Life, of course, continues, babies arrive, they grow older… and when they go to school most parents take an interest in how their acquisition of knowledge is going to affect their future joie de vivre. So discussing education in the most general way is a kind of miniature, truncated version of “philosophy”. This, and discussing politics, raise questions fairly similar to those of classic world-view type philosophy. This explains how the P E R group has managed to keep some classic philosophy alive, while we are all passing through a deeply apathetic, unreflective, aphilosophic era.

Today the media is steering much malign reflection towards identity politics and woke issues like the abomination of slavery in the 18th century. The latter is a mode of reflection based on a determination in some angry, bitterly alienated quarters to undermine any feeling of identification we might have with the origins of our UK culture.  But this is the original, the essential, the authentic, job of education. This is what we have education for  —to hold our somewhat ambiguous, floppy culture together by transmitting its core themes to the young generation.

It has already gone much floppier than it used to be.

The Woke Assault is directly inimical to any trace of cultural continuity:  which means any possibility that older and younger generations can talk to each other… and end-up with any kind of mutual understanding. 

It is also nonsensical, because it focuses obsessively on the monstrous aspects of the 18th century, while overlooking some vital advances and the enduring culture which survived it. If the slave trade was something to be very ashamed about —as it was— getting rid of it could only be perceived by the same token as a miracle.  Woke orators have —by their myopic concentration on bits of the picture— hugely increased the repulsion the average person today feels about slavery —but by this token they have also hugely increased the sheer miraculousness of the feeling arising from the banning of it.   It must have looked —according to these woke theorists— absolutely impossible that anyone could ever marginalise it and get it banned.
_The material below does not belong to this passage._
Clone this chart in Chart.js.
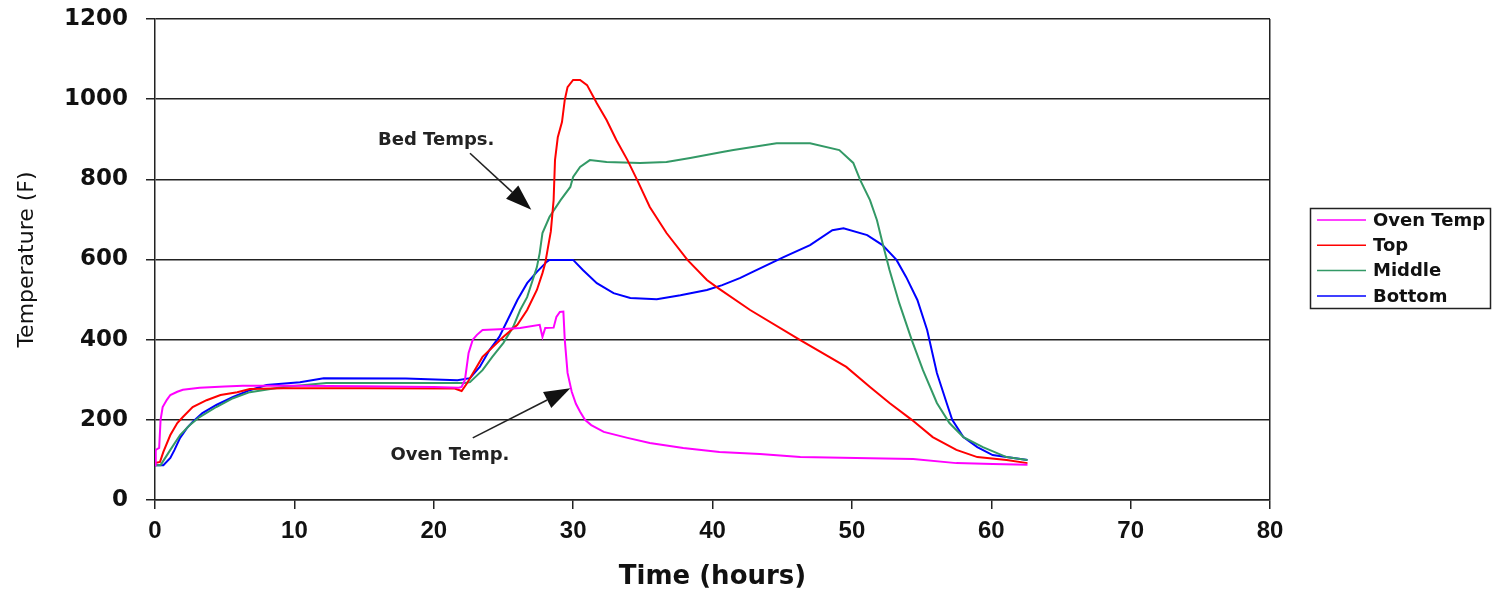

We must remember that the slave trade was a sick, brutal institution of great antiquity: it had been around, bringing misery to the under-class, since the dawn of time.
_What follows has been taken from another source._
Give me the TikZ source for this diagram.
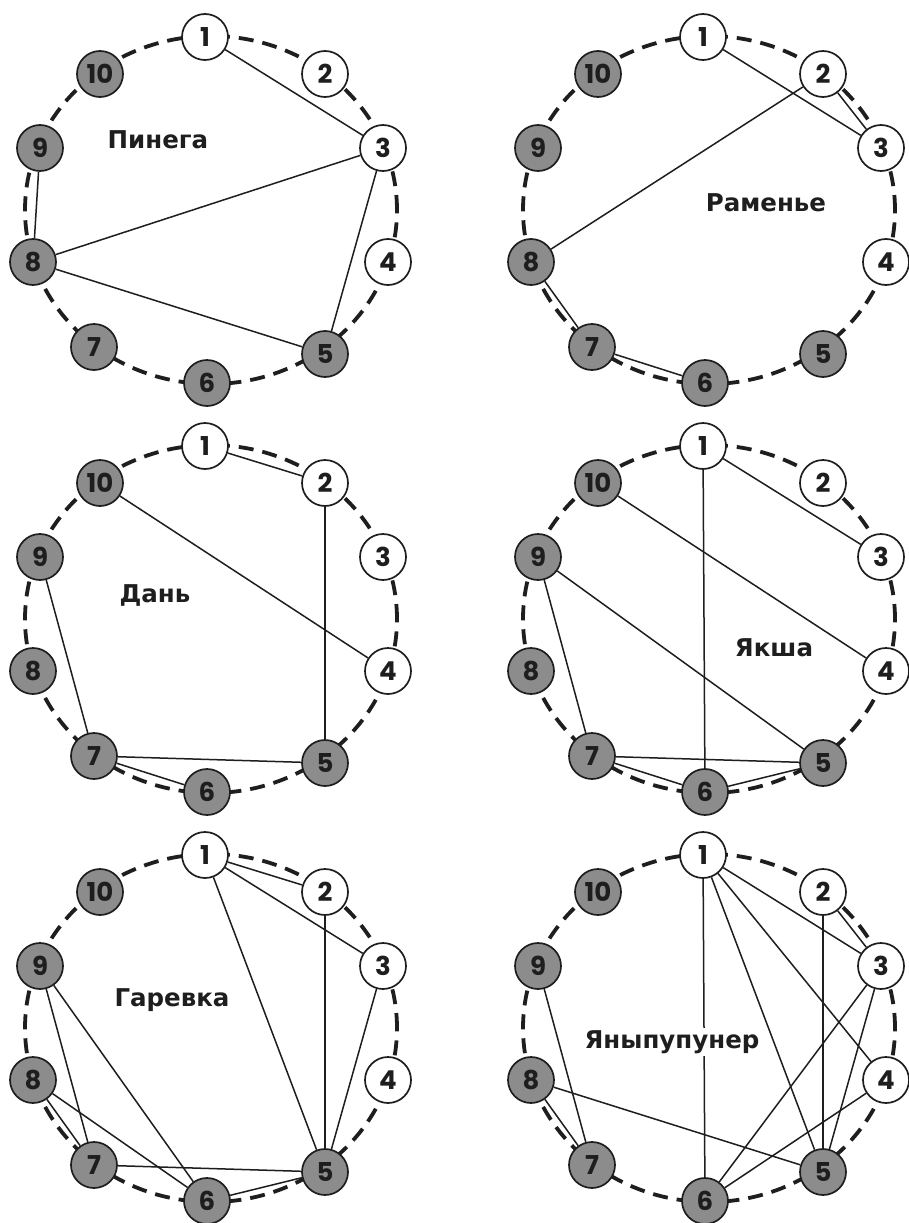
\documentclass[tikz,border=0pt]{standalone}
\usepackage{fontspec}
\newfontfamily\numfont{Poppins}
\newfontfamily\labfont{DejaVu Sans}
\definecolor{nodegray}{HTML}{8C8C8C}
\definecolor{ink}{HTML}{1E1E1E}
\newcommand\drawdiag[3]{%
  \begin{scope}[shift={(#1,#2)}]
    \draw[ring] (211,210) ellipse [x radius=186pt, y radius=174pt];
    \foreach \i/\x/\y in {1/205/37,2/325/74,3/383/148,4/388/262,5/325/354,6/207/383,7/94/347,8/33/262,9/40/148,10/100/74}{
      \ifnum\i<5
        \node[wvtx] (#3\i) at (\x,\y) {\i};
      \else
        \node[gvtx] (#3\i) at (\x,\y) {\i};
      \fi
    }
  \end{scope}}
\begin{document}
\begin{tikzpicture}[x=1pt,y=-1pt,
  vtx/.style={circle,draw=ink,line width=1.7pt,minimum size=46pt,inner sep=0pt,
    font=\numfont\bfseries\fontsize{26}{26}\selectfont,text=ink},
  wvtx/.style={vtx,fill=white},
  gvtx/.style={vtx,fill=nodegray},
  ring/.style={draw=ink,line width=3.8pt,dash pattern=on 15pt off 9pt},
  edge/.style={draw=ink,line width=1.5pt},
  lab/.style={font=\labfont\bfseries\fontsize{24.5}{24.5}\selectfont,text=ink,inner sep=2pt}]
\useasboundingbox (0,0) rectangle (908,1223);
\fill[white] (0,0) rectangle (908,1223);

\drawdiag{0}{0}{a}
\drawdiag{498}{0}{b}
\drawdiag{0}{409}{c}
\drawdiag{498}{409}{d}
\drawdiag{0}{818}{e}
\drawdiag{498}{818}{f}

% Pinega
\foreach \u/\v in {1/3,3/8,3/5,8/5,8/9}{\draw[edge] (a\u) -- (a\v);}
% Ramenye
\foreach \u/\v in {1/3,2/3,2/8,8/7,7/6}{\draw[edge] (b\u) -- (b\v);}
% Dan
\foreach \u/\v in {1/2,2/5,10/4,9/7,7/5,7/6}{\draw[edge] (c\u) -- (c\v);}
% Yaksha
\foreach \u/\v in {1/3,1/6,10/4,9/5,9/7,7/5,7/6,6/5}{\draw[edge] (d\u) -- (d\v);}
% Garevka
\foreach \u/\v in {1/2,1/3,1/5,2/5,3/5,9/7,9/6,8/7,8/6,7/5,6/5}{\draw[edge] (e\u) -- (e\v);}
% Yanypupuner
\foreach \u/\v in {1/6,1/5,1/4,1/3,2/3,2/5,3/6,3/5,4/6,8/5,8/7,9/7}{\draw[edge] (f\u) -- (f\v);}

\node[lab] (la) at (158,140) {Пинега};
\node[lab] (lb) at (766,203) {Раменье};
\node[lab] (lc) at (155,595) {Дань};
\node[lab] (ld) at (774,648) {Якша};
\node[lab] (le) at (172,1000) {Гаревка};
\node[lab,fill=white] (lf) at (672,1042) {Яныпупунер};
\end{tikzpicture}
\end{document}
The problem came to the fore because Newton’s so-called ‘New Philosophy’ had been enormously successful. It wasn’t really a ‘philosophy’ at all, but it was read by the public as an ideology which worshipped iron rules, structures and regimentation. It led inexorably to the Industrial Revolution, and subsequently a huge appetite among the newly rich for sugar, coffee, cotton, tobacco etc.  So what happened? Well, unscrupulous  fixers emerged —like today’s people-smuggling gangs— to use slaves to make huge profits from this demand. The UK was a somewhat freer society than its continental neighbours. But the freedom it embraced was two-sided. Yes, there was freedom for the public-spirited minority, but also a de facto freedom for the exploitative fixers.  

Taken all together, this freedom which was around 200 years ago, has done much to create the taken-for-granted felicities of the modern world. It is a major pillar of our culture that we value this freedom. But the downside is that fixers and unscrupulous people did, and still are, initially free to abuse it. Eternal vigilance is needed to counter such aberrations and hence to sustain civilisation.